On 1/26/21 10:56 AM, Todd Herr wrote:

    > In addition, if I recover that message from the log, I might find no
    > relationship with the reporting domain or the reported source IP.
    > That is to say, I won't be able to deduce if the report is fake
   or real.


   My main point here is to point out the attack.


The attack scenario you have described relies on several possible but perhaps implausible conditions all being true:

1. There exists a domain run by people who are savvy enough to want to implement DMARC and can consume reports, but don't have a good grasp on which IPs are likely to be theirs and which aren't, and don't have an understanding of how to use common tools to figure out whether an IP address might belong to their provider's ASN or one halfway around the world, and

Here's a very basic question: if I do not know all of the IP addresses that send on my behalf, are DMARC reports of any value?

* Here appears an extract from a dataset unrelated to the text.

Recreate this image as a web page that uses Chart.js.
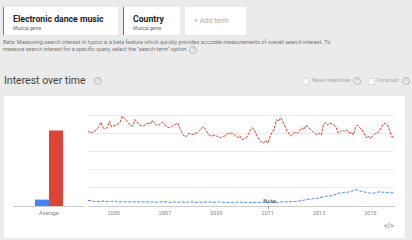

Enterprises farm out email all of the time and it could be difficult to know when they change their server addresses, etc. If the reporting is predicated on your having in effect and up to date SPF record (ie, do all of the work to be able to produce one), then that negates anybody who just uses DKIM alone which should be a completely acceptable use case. And no, the domain/selector tells you nothing when it doesn't verify.

If it is the case that you MUST know all of your sending IP addresses, that should be in blinking bold right up front in section 7.